Including Your Own Views
Always remember that the key element of a research paper is that it includes your own views on the topic. It is important that this element make up a major portion of your paper all the way through. Some people find it easiest to first write the paper with just the data and facts they researched, returning to it afterward to add their own views wherever they are applicable. You might find this a cumbersome way to write, preferring instead to include your views the first time you put it all down on paper.
Whichever way you write it, remember that this is just a first draft. The idea is to get everything written down. Don't make the mistake of trying to correct errors and perfect your prose as you write this draft. Nobody ever writes a perfect first draft. There will be time enough for revisions and editing later.

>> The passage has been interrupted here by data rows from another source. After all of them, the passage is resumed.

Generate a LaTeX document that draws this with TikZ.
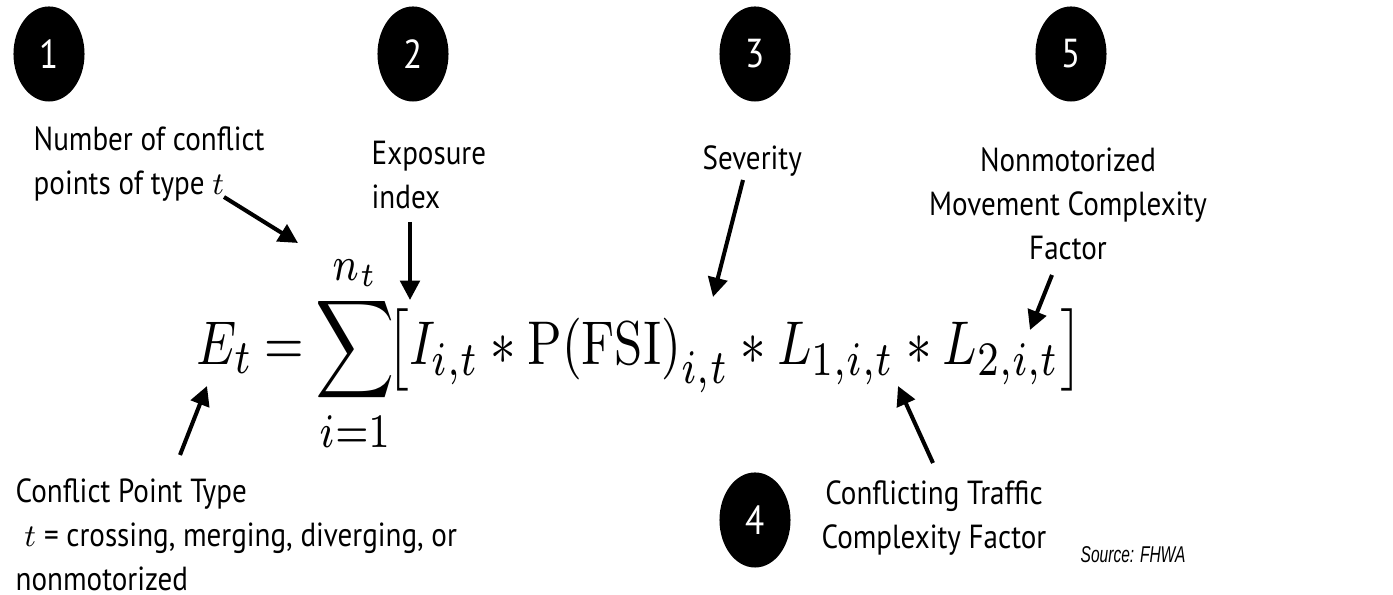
\documentclass[tikz,border=0pt]{standalone}
\usepackage[no-math]{fontspec}
\usepackage{graphicx}
\setmainfont{PT Sans}[FakeStretch=0.87]
\newfontfamily\srcfont{Liberation Sans}[FakeStretch=0.68]
\usetikzlibrary{arrows.meta,shapes.geometric}

\begin{document}
\begin{tikzpicture}[
  x=0.01cm, y=-0.01cm,
  every node/.style={
    inner sep=0pt,
    font=\fontsize{9.5}{12.5}\selectfont
  },
  badge/.style={
    ellipse,
    fill=black,
    text=white,
    minimum width=0.71cm,
    minimum height=0.95cm,
    font=\fontsize{11.5}{14}\selectfont
  },
  lbl/.style={align=left, anchor=north west},
  ctr/.style={align=center, anchor=north},
  ptr/.style={-{Triangle[length=5.5pt,width=5.5pt]}, line width=1.15pt}
]
\useasboundingbox (0,0) rectangle (1393,595);

\node[badge] (b1) at (49,54) {1};
\node[badge] (b2) at (413,54) {2};
\node[badge] (b3) at (755,54) {3};
\node[badge] (b5) at (1071,54) {5};
\node[badge] (b4) at (755,520) {4};

\node[anchor=base west] (eq) at (196,365)
  {\scalebox{1}[1.25]{\resizebox{8.86cm}{!}{\thickmuskip=4mu\medmuskip=4mu
    $\displaystyle E_t = \sum_{i=1}^{n_t}\!\bigl[I_{i,t} * \mathrm{P(FSI)}_{i,t} * L_{1,i,t} * L_{2,i,t}\bigr]$}}};

\node[lbl] (npts) at (33,126) {Number of conflict\\points of type $t$};
\node[lbl] (expo) at (371,140) {Exposure\\index};
\node[lbl] (sev) at (702,145) {Severity};
\node[ctr] (nmcf) at (1068,147) {Nonmotorized\\Movement Complexity\\Factor};
\node[lbl] (cpt) at (15,478) {Conflict Point Type\\\hspace*{2.5pt}$t$ = crossing, merging, diverging, or\\nonmotorized};
\node[ctr] (ctcf) at (934,480) {Conflicting Traffic\\Complexity Factor};
\node[anchor=base west, font=\srcfont\itshape\fontsize{6.5}{8}\selectfont] (src) at (1080,563) {Source: FHWA};

\coordinate (npts-from) at (224,197);
\coordinate (npts-to) at (298,243);
\coordinate (expo-from) at (410,222);
\coordinate (expo-to) at (410,300);
\coordinate (sev-from) at (743,180);
\coordinate (sev-to) at (713,297);
\coordinate (nmcf-from) at (1052,275);
\coordinate (nmcf-to) at (1030,330);
\coordinate (cpt-from) at (180,455);
\coordinate (cpt-to) at (207,386);
\coordinate (ctcf-from) at (933,463);
\coordinate (ctcf-to) at (898,386);

\draw[ptr] (npts-from) -- (npts-to);
\draw[ptr] (expo-from) -- (expo-to);
\draw[ptr] (sev-from) -- (sev-to);
\draw[ptr] (nmcf-from) -- (nmcf-to);
\draw[ptr] (cpt-from) -- (cpt-to);
\draw[ptr] (ctcf-from) -- (ctcf-to);
\end{tikzpicture}
\end{document}
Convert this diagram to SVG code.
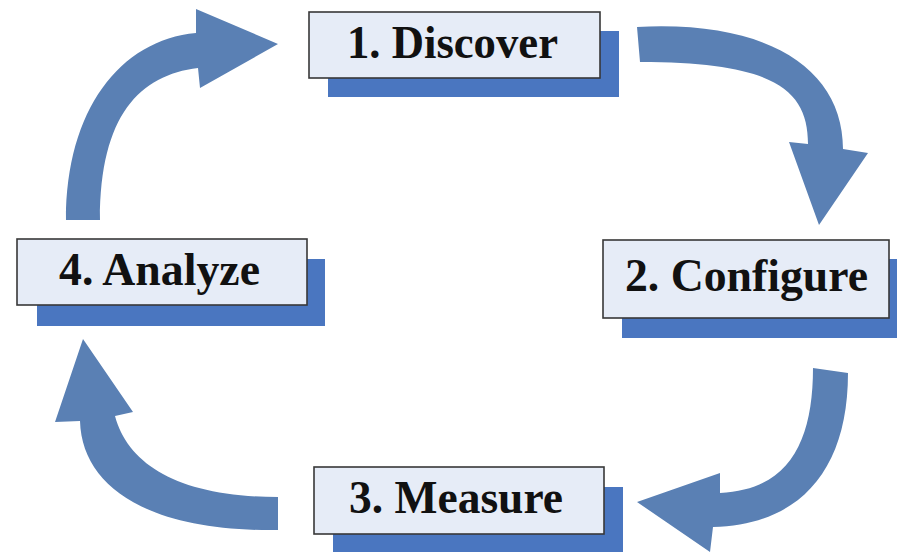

If you think of new ideas that are related to your topic, include them in the draft. Make sure that these ideas are based on your research, and fully back them up with sound reasoning. Because you are just writing your first draft, your ideas aren't likely to be completely formed. You may not be able to describe them in great detail the first time you write them down. This is fine.
Resist the urge to leave them out until you have fully thought them through; you may forget even a great idea if you don't write it down. It is better to include what you have for now, and then edit and change and rewrite later. Those first fresh ideas can be the strongest aspect of your paper.
If you find it difficult to think and type or write at the same time, you can dictate your paper into a tape recorder. Later, you can transcribe what you dictated. Some people find that their ideas flow easier through speech than they do through writing.
You may also have your own perceptions to include in this research paper. Perceptions differ from ideas in that they are not something you form in your mind based on facts, but rather something you discern based on what you see or hear. Interviews that you conduct are a common source for your own perceptions. You may perceive something new because of the interviewees’ body language or because something about their surroundings contradicts other facts you have uncovered.
If you are writing a persuasive research paper, you need to include your own arguments. Develop these arguments fully, presenting your position and explaining your reasons for that position using facts you discovered during your research. It is not enough to just state your opinion. You need to explain the reasons why you feel the way you do, which includes discussing the possible consequences of that opinion and defending it against possible arguments.